2. There's no space. Is there enough white space for the reader in between ideas? A good rule of thumb is four lines maximum per paragraph. If you're publishing an HTML newsletter with a sidebar, that could be as few as one or two sentences!
3. There's no discretion. Oh my goodness!!! Are you overusing exclamation marks? If it's really that important, tell us why! Otherwise you're just distracting your reader.
4. There's no reader. Are you talking AT your reader or TO them? Ask them questions, use the word "you," and take a conversational tone in your writing. Try reading your articles out loud as you write; imagine a client is listening.

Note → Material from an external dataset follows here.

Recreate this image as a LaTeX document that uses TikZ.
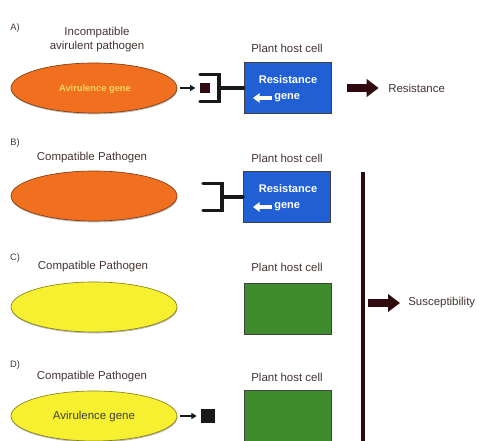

5. There's no end. Do your sentences tend to run on and on? Don't make it hard work to read your articles, or your readers won't stay with you. Write clearly and your ideas will be read, understood and shared.
6. There's no action. Do you let your reader off the hook with passive language? Pull them in by using lots of action words for things they should do, or to describe things you or others have already done.
7. There's no logic. Are you confusing your reader by combining too many points in the same paragraph? Use a clear and concise structure to separate your ideas.
8. There's no match. What is the focus of your list? If it's problem-focused, or a "don't" list (Top 10 mistakes, Top 10 symptoms, etc.), then that's what the header of each point should be. If it's solution-focused, or a "do" list (Top 10 ways to, Top 10 tips, etc.), then ALL of your list items should reflect that.
9. There's no magic. Do your list item titles (mini-headlines) stand out and attract attention? Choose a similar short phrase or keyword for each, rather than a full sentence. Make each mini-headline approximately the same length.
10. There's no invitation. Have you ever heard Andrea Lee say, "A confused mind always says no"? In the Author Resource box at the end of your article, make it clear which ONE action you'd like the reader to take – preferably to visit your website and sign-up for your free gift.
Quick Writing Prompt: Print this post and use it as a checklist when you're editing your next Top 10 article. Make sure you haven't made any of these mistakes!
Note: This article was edited on July 26, 2008 to conform with The Customizable Style Guide for Coaches Who Write.